Climate Economics with Arvid Viaene
A research-focused podcast on the economics of climate change and air pollution. Episodes are released every two weeks on Tuesday at 6 am CET. Episodes will be either expert interviews or solo explorations of key issues. Hosted by Dr. Arvid Viaene, a climate economist with a PhD from the University of Chicago. He has done research on the impacts of climate change on agriculture and mortality. His research on climate-related mortality has been published in The Quarterly Journal of Economics, and he has advised the European Commission on the impacts of climate policy on firm competitiveness.

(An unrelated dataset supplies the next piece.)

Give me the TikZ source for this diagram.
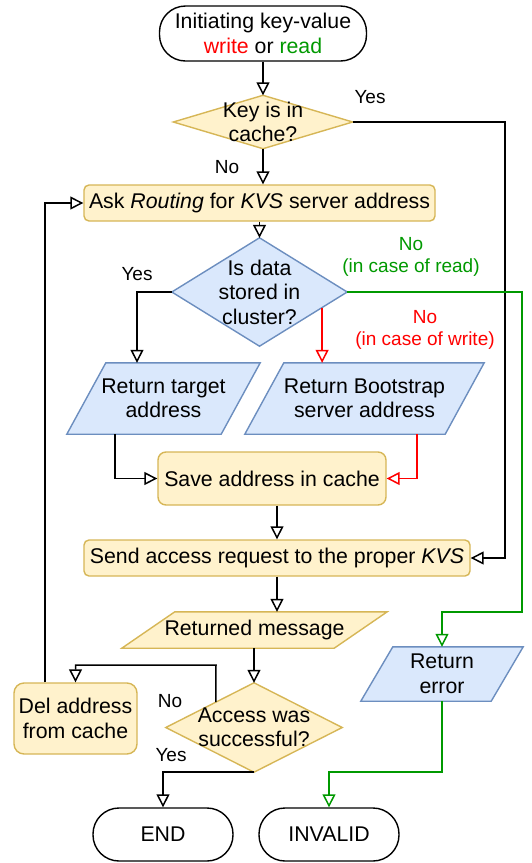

Climate Economics with Arvid Viaene
#14 Dr. Matilde Bombardini - U.S. Climate Politics
We talk a lot about the “right” climate policies—carbon pricing, clean investment, regulation. But there’s a step before all of that: politics. Who wins elections. What voters actually do—not just what they say in surveys. And how politicians reposition when the climate gets hotter and the economy starts to transition.
Today’s episode asks three concrete questions:
- When a place experiences unusually extreme heat, does it measurably shift votes?
- Do local green and brown jobs shape climate politics in predictable ways?
- And crucially: when voters move, do politicians follow… or do they sometimes move the other way?
My guest is Professor Matilde Bombardini, and we’re discussing her working paper “Climate Politics in the United States.” What makes this research stand out is the data: precinct-level election results—so we can compare neighborhoods within the same congressional district—and detailed measures of candidates’ environmental policy positions.
You’ll hear the headline results, how to interpret the magnitudes, and what their framework implies for the future probability of something like a carbon-pricing bill passing in the U.S.
Matilde Bombardini holds the Oliver E. and Dolores W. Williamson Chair in the Economics of Organizations and is Professor of Business and Public Policy at UC Berkeley Haas, affiliated with NBER, the BFI’s IOG group, CEPR, and CESifo.